Of late the air has become fairly vibrant with disquieting rumours: one does not know what to believe, what to reject.

The Germans are massing for a gigantic drive on Nancy. In three weeks, some say, the offensive is to begin; three days, say others. Nancy is to be another Verdun. If they break through they will pass this way. The American troops are being withdrawn from this neighborhood: any day the order may come for us to leave. At Paris the political situation is dark. Some people even fear a popular uprising against the government. I hinted at this to Monsieur, he shook his old head hopelessly. But yes, things were in a bad way. Now if France only had Veelson at her head! France and Veelson! His gesture indicated the grandeur of such a contingency. As it was, France lacked a leader. And underneath all this runs another rumour, still darker, still more disquieting. The French, the gallant French, they say, are “laying down.” They are ready to make peace at any price. They are played out, sick to death of it all!

“Forty-two months in the trenches!” cried a sergeant en-permission last night; “It is enough! I am through. Let the Americans do it!”

And this feeling, they tell us, is wide-spread. The people see our soldiers day after day, in the training camps, inactive. “What are they here for?” they are asking. “Why don’t they fight? Are they going to wait until it is all over?”

Will our soldiers, half-trained as they are, and a mere handful, be forced, to satisfy them, into the trenches?

In the canteen I look into the boys’ faces and smile, but my heart turns sick within me.

Bourmont, December 20.

Such a strange, incredible thing has happened,—a thing that has upset all my preconceived ideas of human nature. It began with Malotzzi. Malotzzi as his name betrays is a “wop;” he is also the smallest fellow in the company which contains many small men. Nor is he only small, but with his thin olive-tinted face and his slender body, he looks so delicate, so ethereal that you feel a breath of wind might fairly blow him away. To the company he is “a good kid, quiet, never makes any trouble.” To me he has always seemed an elfin, changeling creature, a strayed pixie, whose impishness has turned to gentleness. Child of the tenements that he is, he is possessed of the most exquisite old-fashioned courtesy that I have ever yet encountered; and he has the starriest eyes of any mortal born.

Not long ago he came to the counter to show me a post-card from his sweetheart. It had an ugly picture of a red brick city block upon it, and the message scrawled in an unformed hand beneath contained little except the simple declaration that when he came home she would go with him to the photographer’s over the candy store at the corner and they would have their pictures taken together. Yet no flaming and lyric love-letter could have rendered him more naively proud. Malotzzi with a sweetheart! It was absurd, he was nothing but a child! I can well believe that Malotzzi wouldn’t make a very “snappy” soldier.
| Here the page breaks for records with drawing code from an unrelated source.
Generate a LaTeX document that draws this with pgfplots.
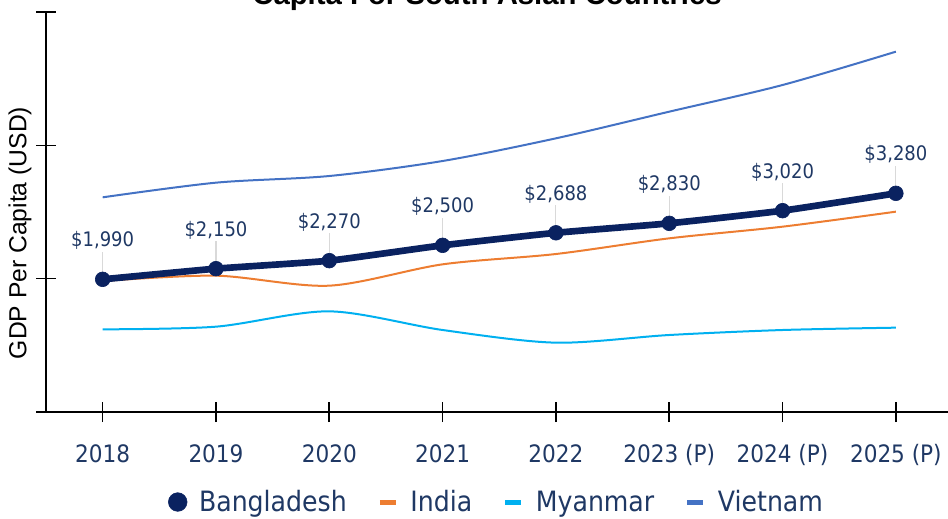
\documentclass[border=0pt]{standalone}
\usepackage{fontspec}
\setmainfont{Liberation Sans}
\newfontfamily\condf{DejaVu Sans Condensed}
\usepackage{pgfplots}
\pgfplotsset{compat=1.18}
\definecolor{bdnavy}{HTML}{0A2260}
\definecolor{indorange}{HTML}{ED7D31}
\definecolor{mmrblue}{HTML}{00B0F0}
\definecolor{vnblue}{HTML}{4472C4}
\definecolor{lbl}{HTML}{1F3864}
\begin{document}
\begin{tikzpicture}
\begin{axis}[
  at={(0pt,0pt)}, anchor=south west,
  scale only axis, width=676.5pt, height=300pt,
  xmin=-0.5, xmax=7.46, ymin=0, ymax=6000,
  axis x line*=bottom, axis y line*=left,
  axis line style={-, black, line width=1.2pt},
  xtick={0,...,7},
  xticklabels={2018,2019,2020,2021,2022,2023 (P),2024 (P),2025 (P)},
  ytick={0,2000,4000,6000}, yticklabels={},
  tick align=center, major tick length=15pt,
  tick style={black, line width=1.2pt},
  xticklabel style={font=\condf\fontsize{18}{20}\selectfont, text=lbl, yshift=-13.5pt},
  clip=false,
  legend style={draw=none, fill=none, at={(0.5,-0.225)}, anchor=center,
    legend columns=4, font=\condf\fontsize{21}{23}\selectfont, text=lbl,
    /tikz/every odd column/.append style={column sep=7pt},
    /tikz/every even column/.append style={column sep=21pt}},
]
% India
\addplot[forget plot, indorange, line width=1.5pt, smooth] coordinates {
(0,1965) (1,2045) (2,1895) (3,2215) (4,2370) (5,2605) (6,2780) (7,3005)};
% Myanmar
\addplot[forget plot, mmrblue, line width=1.5pt, smooth] coordinates {
(0,1240) (1,1280) (2,1510) (3,1230) (4,1040) (5,1155) (6,1230) (7,1265)};
% Vietnam
\addplot[forget plot, vnblue, line width=1.5pt, smooth] coordinates {
(0,3220) (1,3440) (2,3540) (3,3765) (4,4105) (5,4505) (6,4905) (7,5405)};
% leader lines
\addplot[forget plot, draw=none, mark=none,
  error bars/.cd, y dir=plus, y explicit, error mark=none,
  error bar style={draw=black!15, solid, line width=0.8pt}] coordinates {
(0,1990) +- (0,410) (1,2150) +- (0,410) (2,2270) +- (0,410) (3,2500) +- (0,410)
(4,2688) +- (0,410) (5,2830) +- (0,410) (6,3020) +- (0,410) (7,3280) +- (0,410)};
% Bangladesh
\addplot[forget plot, bdnavy, line width=5pt, smooth, tension=0.3,
  mark=*, mark size=5.5pt, mark options={solid, fill=bdnavy, line width=0.5pt},
  nodes near coords, point meta=explicit symbolic,
  every node near coord/.append style={anchor=center, yshift=29pt, text=lbl,
    font=\condf\fontsize{15}{17}\selectfont}] coordinates {
(0,1990) [\$1,990] (1,2150) [\$2,150] (2,2270) [\$2,270] (3,2500) [\$2,500]
(4,2688) [\$2,688] (5,2830) [\$2,830] (6,3020) [\$3,020] (7,3280) [\$3,280]};
\addlegendimage{only marks, mark=*, mark size=7pt, bdnavy}
\addlegendentry{Bangladesh}
\addlegendimage{legend image code/.code={\draw[indorange, line width=3.75pt] (0pt,0pt) -- (12pt,0pt);}}
\addlegendentry{India}
\addlegendimage{legend image code/.code={\draw[mmrblue, line width=3.75pt] (0pt,0pt) -- (12pt,0pt);}}
\addlegendentry{Myanmar}
\addlegendimage{legend image code/.code={\draw[vnblue, line width=3.75pt] (0pt,0pt) -- (12pt,0pt);}}
\addlegendentry{Vietnam}
\end{axis}
\node[font=\bfseries\fontsize{22}{26}\selectfont, anchor=base] at (330.75pt,305.25pt) {Capita For South Asian Countries};
\node[rotate=90, font=\fontsize{18.5}{21}\selectfont] at (-19.5pt,134.25pt) {GDP Per Capita (USD)};
\pgfresetboundingbox
\useasboundingbox (-34.5pt,-79.5pt) rectangle (676.5pt,309pt);
\end{tikzpicture}
\end{document}
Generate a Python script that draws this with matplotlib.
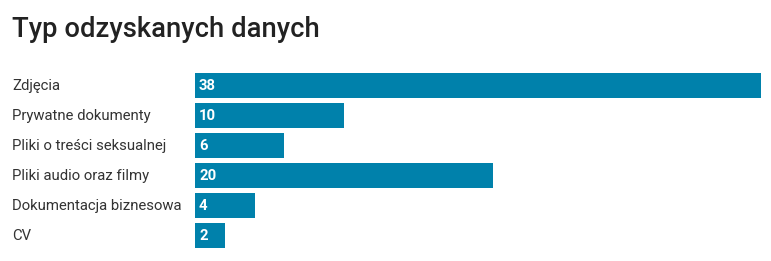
import matplotlib.pyplot as plt
import matplotlib.transforms as mtransforms

# data
categories = ['Zdjęcia', 'Prywatne dokumenty', 'Pliki o treści seksualnej',
              'Pliki audio oraz filmy', 'Dokumentacja biznesowa', 'CV']
values = [38, 10, 6, 20, 4, 2]

W, H = 771, 261
plt.rcParams['font.family'] = ['Roboto', 'DejaVu Sans']

fig = plt.figure(figsize=(W / 100, H / 100), dpi=100)
# axes area in pixels: x 195..761, rows from y=70.5 to 250.5
ax = fig.add_axes([195 / W, 1 - 250.5 / H, (761 - 195) / W, 180 / H])

ypos = list(range(len(categories)))
ax.barh(ypos, values, height=25 / 30, color='#0081ab')
ax.set_xlim(0, max(values))
ax.set_ylim(len(categories) - 0.5, -0.5)
ax.axis('off')

trans = mtransforms.blended_transform_factory(fig.transFigure, ax.transData)
offset = ax.transData + mtransforms.ScaledTranslation(4 / 100, 0, fig.dpi_scale_trans)
for y, cat, v in zip(ypos, categories, values):
    ax.text(12 / W, y + 0.03, cat, transform=trans, ha='left', va='center',
            fontsize=10.7, color='#333333')
    ax.text(0, y + 0.03, str(v), ha='left', va='center', transform=offset,
            fontsize=10.7, fontweight='bold', color='white')

fig.text(12 / W, 1 - 37 / H, 'Typ odzyskanych danych', ha='left', va='baseline',
         fontsize=19.7, fontweight='medium', color='#222222')

fig.savefig('out.png', dpi=100)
This afternoon when the company was out for drill, a certain Second Lieutenant discovered that Malotzzi hadn’t got his pack rolled up right. This was not the first time he had offended in this manner. The Lieutenant had warned him. He was angry. He took Malotzzi over to the bath-house, stripped off his blouse, tied his hands so he couldn’t struggle, and beat him with a gunstrap until he fainted.